In Walsh Construction Co. v. Zurich American Insurance Co., 2017 Ind. App. LEXIS 137 (Mar. 28, 2017), the Indiana Court of Appeals affirmed the trial court’s grant of summary judgment in favor of Zurich American Insurance Company and against Walsh Construction Company. In a case of first impression, the Court of Appeals held that a self-insured retention (SIR) applied not only to the insurer’s relationship with the named insured, but also, to any additional insureds. Thus, because the named insured failed to fulfill its obligation under the subject SIR endorsement, its insurer was under no contractual obligation to provide cover to the additional insured.
As background, Walsh (general contractor) hired Roadsafe as its subcontractor in the construction of a traffic exchange between Interstates 65 and 80. Roadsafe was obligated to provide a safe traffic pattern through the work zone. The parties’ contract required Roadsafe to obtain a CGL policy naming Walsh as an additional insured on a primary and noncontributory basis. Roadsafe procured said policy from Zurich, subject however to a $500,000 SIR. The policy also contained an endorsement conferring Walsh additional insured status.
Maczuga was injured while driving his vehicle through the work zone’s traffic pattern, and he filed suit against Walsh. Walsh filed a third-party complaint against Roadsafe, alleging that Roadsafe failed to indemnify Walsh in breach of the parties’ contract. Walsh notified Zurich of Maczuga’s lawsuit and requested that Zurich defend it. Zurich refused, and Walsh instituted this declaratory action, seeking a declaration that Zurich had a duty to defend and indemnify it. The trial court granted Zurich’s motion for summary judgment, finding it had neither a duty to defend nor a duty to indemnify. The trial court reasoned no claims for negligence had been made against Roadsafe, and Roadsafe had not paid anything toward the satisfaction of the SIR.

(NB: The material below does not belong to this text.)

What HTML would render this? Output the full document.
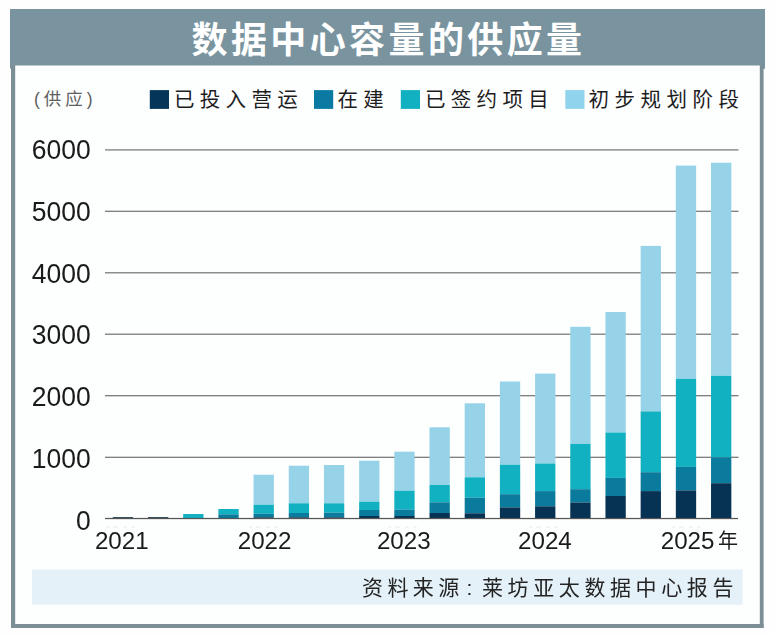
<!DOCTYPE html>
<html lang="zh"><head><meta charset="utf-8"><title>数据中心容量的供应量</title>
<style>
html,body{margin:0;padding:0;background:#fefefe;}
body{width:774px;height:635px;overflow:hidden;font-family:"Liberation Sans",sans-serif;}
svg{display:block;position:absolute;left:0;top:0;}
svg text{font-family:"Liberation Sans","Noto Sans CJK SC",sans-serif;}
.num{filter:grayscale(1);}
</style></head><body>
<svg width="774" height="635" viewBox="0 0 774 635">
<rect width="774" height="635" fill="#fefefe"/>
<rect x="13" y="60" width="749" height="566" fill="#fdfefe"/>
<rect x="11" y="60" width="4.2" height="568" fill="#7c8f97"/>
<rect x="759.8" y="60" width="3.8" height="568" fill="#7c8f97"/>
<rect x="11" y="624" width="752.6" height="4" fill="#7c8f97"/>
<rect x="10" y="9" width="755" height="56.5" fill="#7a949f"/>
<rect x="10" y="65" width="1.2" height="3.5" fill="#7a949f"/><rect x="763" y="65" width="2" height="3.8" fill="#7a949f"/>
<text x="191.5" y="53" font-size="36" font-weight="bold" letter-spacing="3.4" fill="#ffffff">数据中心容量的供应量</text>
<text x="34" y="105" font-size="17.5" letter-spacing="4" fill="#5e5e5e">(供应)</text>
<rect x="149.8" y="90.1" width="19.2" height="18.8" fill="#06355a"/>
<text x="174" y="106.5" font-size="20.5" letter-spacing="5.3" fill="#1d1d1f">已投入营运</text>
<rect x="314.0" y="90.1" width="19.2" height="18.8" fill="#0b7aa3"/>
<text x="337.5" y="106.5" font-size="20.5" letter-spacing="5.3" fill="#1d1d1f">在建</text>
<rect x="400.8" y="90.1" width="19.2" height="18.8" fill="#11b1c1"/>
<text x="425" y="106.5" font-size="20.5" letter-spacing="5.3" fill="#1d1d1f">已签约项目</text>
<rect x="565.3" y="90.1" width="19.2" height="18.8" fill="#90d3ec"/>
<text x="588.5" y="106.5" font-size="20.5" letter-spacing="5.5" fill="#1d1d1f">初步规划阶段</text>
<rect x="105" y="149.3" width="633.5" height="1.2" fill="#727272"/>
<rect x="105" y="210.7" width="633.5" height="1.2" fill="#727272"/>
<rect x="105" y="272.2" width="633.5" height="1.2" fill="#727272"/>
<rect x="105" y="333.6" width="633.5" height="1.2" fill="#727272"/>
<rect x="105" y="395.1" width="633.5" height="1.2" fill="#727272"/>
<rect x="105" y="456.7" width="633.5" height="1.2" fill="#727272"/>
<rect x="112.80" y="517.0" width="20.3" height="1.5" fill="#35505c"/>
<rect x="147.99" y="517.0" width="20.3" height="1.5" fill="#35505c"/>
<rect x="183.18" y="514.0" width="20.3" height="4.5" fill="#11b1c1"/>
<rect x="218.37" y="509.0" width="20.3" height="5.3" fill="#11b1c1"/>
<rect x="218.37" y="514.3" width="20.3" height="4.2" fill="#0a7b9c"/>
<rect x="253.56" y="474.7" width="20.3" height="30.0" fill="#96d3e8"/>
<rect x="253.56" y="504.7" width="20.3" height="9.1" fill="#11b1c1"/>
<rect x="253.56" y="513.8" width="20.3" height="3.5" fill="#0a7b9c"/>
<rect x="253.56" y="517.3" width="20.3" height="1.2" fill="#063253"/>
<rect x="288.75" y="465.7" width="20.3" height="37.6" fill="#96d3e8"/>
<rect x="288.75" y="503.3" width="20.3" height="9.7" fill="#11b1c1"/>
<rect x="288.75" y="513.0" width="20.3" height="4.3" fill="#0a7b9c"/>
<rect x="288.75" y="517.3" width="20.3" height="1.2" fill="#063253"/>
<rect x="323.94" y="465.0" width="20.3" height="38.3" fill="#96d3e8"/>
<rect x="323.94" y="503.3" width="20.3" height="9.4" fill="#11b1c1"/>
<rect x="323.94" y="512.7" width="20.3" height="4.6" fill="#0a7b9c"/>
<rect x="323.94" y="517.3" width="20.3" height="1.2" fill="#063253"/>
<rect x="359.13" y="460.7" width="20.3" height="41.0" fill="#96d3e8"/>
<rect x="359.13" y="501.7" width="20.3" height="8.3" fill="#11b1c1"/>
<rect x="359.13" y="510.0" width="20.3" height="6.0" fill="#0a7b9c"/>
<rect x="359.13" y="516.0" width="20.3" height="2.5" fill="#063253"/>
<rect x="394.32" y="451.7" width="20.3" height="39.0" fill="#96d3e8"/>
<rect x="394.32" y="490.7" width="20.3" height="19.0" fill="#11b1c1"/>
<rect x="394.32" y="509.7" width="20.3" height="6.3" fill="#0a7b9c"/>
<rect x="394.32" y="516.0" width="20.3" height="2.5" fill="#063253"/>
<rect x="429.51" y="427.3" width="20.3" height="57.7" fill="#96d3e8"/>
<rect x="429.51" y="485.0" width="20.3" height="17.3" fill="#11b1c1"/>
<rect x="429.51" y="502.3" width="20.3" height="10.7" fill="#0a7b9c"/>
<rect x="429.51" y="513.0" width="20.3" height="5.5" fill="#063253"/>
<rect x="464.70" y="403.3" width="20.3" height="74.0" fill="#96d3e8"/>
<rect x="464.70" y="477.3" width="20.3" height="20.4" fill="#11b1c1"/>
<rect x="464.70" y="497.7" width="20.3" height="15.6" fill="#0a7b9c"/>
<rect x="464.70" y="513.3" width="20.3" height="5.2" fill="#063253"/>
<rect x="499.89" y="381.5" width="20.3" height="83.2" fill="#96d3e8"/>
<rect x="499.89" y="464.7" width="20.3" height="29.5" fill="#11b1c1"/>
<rect x="499.89" y="494.2" width="20.3" height="13.2" fill="#0a7b9c"/>
<rect x="499.89" y="507.4" width="20.3" height="11.1" fill="#063253"/>
<rect x="535.08" y="373.6" width="20.3" height="89.9" fill="#96d3e8"/>
<rect x="535.08" y="463.5" width="20.3" height="27.6" fill="#11b1c1"/>
<rect x="535.08" y="491.1" width="20.3" height="15.2" fill="#0a7b9c"/>
<rect x="535.08" y="506.3" width="20.3" height="12.2" fill="#063253"/>
<rect x="570.27" y="326.8" width="20.3" height="117.1" fill="#96d3e8"/>
<rect x="570.27" y="443.9" width="20.3" height="45.3" fill="#11b1c1"/>
<rect x="570.27" y="489.2" width="20.3" height="13.3" fill="#0a7b9c"/>
<rect x="570.27" y="502.5" width="20.3" height="16.0" fill="#063253"/>
<rect x="605.46" y="312.0" width="20.3" height="120.5" fill="#96d3e8"/>
<rect x="605.46" y="432.5" width="20.3" height="45.4" fill="#11b1c1"/>
<rect x="605.46" y="477.9" width="20.3" height="18.1" fill="#0a7b9c"/>
<rect x="605.46" y="496.0" width="20.3" height="22.5" fill="#063253"/>
<rect x="640.65" y="245.9" width="20.3" height="165.5" fill="#96d3e8"/>
<rect x="640.65" y="411.4" width="20.3" height="60.8" fill="#11b1c1"/>
<rect x="640.65" y="472.2" width="20.3" height="18.9" fill="#0a7b9c"/>
<rect x="640.65" y="491.1" width="20.3" height="27.4" fill="#063253"/>
<rect x="675.84" y="165.6" width="20.3" height="213.2" fill="#96d3e8"/>
<rect x="675.84" y="378.8" width="20.3" height="88.1" fill="#11b1c1"/>
<rect x="675.84" y="466.9" width="20.3" height="23.5" fill="#0a7b9c"/>
<rect x="675.84" y="490.4" width="20.3" height="28.1" fill="#063253"/>
<rect x="711.03" y="162.7" width="20.3" height="213.1" fill="#96d3e8"/>
<rect x="711.03" y="375.8" width="20.3" height="81.7" fill="#11b1c1"/>
<rect x="711.03" y="457.5" width="20.3" height="25.7" fill="#0a7b9c"/>
<rect x="711.03" y="483.2" width="20.3" height="35.3" fill="#063253"/>
<rect x="105" y="517.9" width="633" height="1.25" fill="#555555"/>
<g class="num">
<text transform="translate(90.8,159.00) scale(0.954,1)" text-anchor="end" font-size="27.8" fill="#1a1a1a">6000</text>
<text transform="translate(90.8,220.80) scale(0.954,1)" text-anchor="end" font-size="27.8" fill="#1a1a1a">5000</text>
<text transform="translate(90.8,282.60) scale(0.954,1)" text-anchor="end" font-size="27.8" fill="#1a1a1a">4000</text>
<text transform="translate(90.8,344.40) scale(0.954,1)" text-anchor="end" font-size="27.8" fill="#1a1a1a">3000</text>
<text transform="translate(90.8,406.20) scale(0.954,1)" text-anchor="end" font-size="27.8" fill="#1a1a1a">2000</text>
<text transform="translate(90.8,468.10) scale(0.954,1)" text-anchor="end" font-size="27.8" fill="#1a1a1a">1000</text>
<text transform="translate(90.8,529.90) scale(0.954,1)" text-anchor="end" font-size="27.8" fill="#1a1a1a">0</text>
<text transform="translate(121.8,549.3) scale(0.975,1)" text-anchor="middle" font-size="24.8" fill="#1a1a1a">2021</text>
<text transform="translate(264.6,549.3) scale(0.975,1)" text-anchor="middle" font-size="24.8" fill="#1a1a1a">2022</text>
<text transform="translate(403.8,549.3) scale(0.975,1)" text-anchor="middle" font-size="24.8" fill="#1a1a1a">2023</text>
<text transform="translate(544.9,549.3) scale(0.975,1)" text-anchor="middle" font-size="24.8" fill="#1a1a1a">2024</text>
<text transform="translate(687.6,549.3) scale(0.975,1)" text-anchor="middle" font-size="24.8" fill="#1a1a1a">2025</text>
</g>
<rect x="106.2" y="526.6" width="3.0" height="1.1" fill="#ececec"/>
<rect x="113.2" y="526.6" width="4.5" height="1.1" fill="#ececec"/>
<rect x="123.2" y="526.6" width="4.0" height="1.1" fill="#ececec"/>
<rect x="131.2" y="526.6" width="3.5" height="1.1" fill="#ececec"/>
<rect x="249.0" y="526.6" width="3.0" height="1.1" fill="#ececec"/>
<rect x="256.0" y="526.6" width="4.5" height="1.1" fill="#ececec"/>
<rect x="266.0" y="526.6" width="4.0" height="1.1" fill="#ececec"/>
<rect x="274.0" y="526.6" width="3.5" height="1.1" fill="#ececec"/>
<rect x="388.2" y="526.6" width="3.0" height="1.1" fill="#ececec"/>
<rect x="395.2" y="526.6" width="4.5" height="1.1" fill="#ececec"/>
<rect x="405.2" y="526.6" width="4.0" height="1.1" fill="#ececec"/>
<rect x="413.2" y="526.6" width="3.5" height="1.1" fill="#ececec"/>
<rect x="529.3" y="526.6" width="3.0" height="1.1" fill="#ececec"/>
<rect x="536.3" y="526.6" width="4.5" height="1.1" fill="#ececec"/>
<rect x="546.3" y="526.6" width="4.0" height="1.1" fill="#ececec"/>
<rect x="554.3" y="526.6" width="3.5" height="1.1" fill="#ececec"/>
<rect x="672.0" y="526.6" width="3.0" height="1.1" fill="#ececec"/>
<rect x="679.0" y="526.6" width="4.5" height="1.1" fill="#ececec"/>
<rect x="689.0" y="526.6" width="4.0" height="1.1" fill="#ececec"/>
<rect x="697.0" y="526.6" width="3.5" height="1.1" fill="#ececec"/>
<text x="718" y="548" font-size="20" fill="#1d1d1f">年</text>
<rect x="32" y="569.5" width="710.5" height="35.2" fill="#e4f1f8"/>
<text x="362" y="595" font-size="21" letter-spacing="4.4" fill="#242424">资料来源</text>
<text x="469.5" y="595" font-size="21" text-anchor="middle" fill="#242424">:</text>
<text x="482" y="595" font-size="21" letter-spacing="4.6" fill="#242424">莱坊亚太数据中心报告</text>
</svg>
</body></html>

On appeal, Walsh argued that the SIR applied only to Zurich’s relationship with Roadsafe, but not its obligations to Walsh. Conversely, Zurich maintained that Roadsafe had to satisfy the SIR before any of its obligations arose under the Policy. In rejecting Walsh’s argument, the Court of Appeals recognized long-standing Indiana precedent that satisfaction of an SIR is a condition precedent to coverage. However, the court acknowledged that whether the SIR applied to the insurer’s duties to an additional insured was a matter of first impression. The Court of Appeals held that the SIR shifted the initial cost burden from Zurich to Roadsafe, not just for its defense costs, but also for any additional insured’s damages and defense costs. Thus, the SIR amended Zurich’s obligation under the policy to defend Walsh by placing the first $500,000 of that burden on Roadsafe. Notably, the court found compelling that the SIR enabled Roadsafe to obtain the policy at a reduced premium. Therefore, when looking at all the provisions of the policy together, the intent of the parties was clear – Roadsafe assumed all the costs and liability for the first $500,000 of any claim that might be made under the policy, whether the claim was against Roadsafe or an additional insured. Moreover, the court held that Roadsafe, and not Zurich, must be the one to satisfy the SIR.
This decision illuminates the dangers of risk shifting and creation of a sophisticated insurance program. Policyholders prior to purchasing or renewing a policy should be well aware of their contractual obligations and ensure that the policy they are negotiating for comports with such obligations.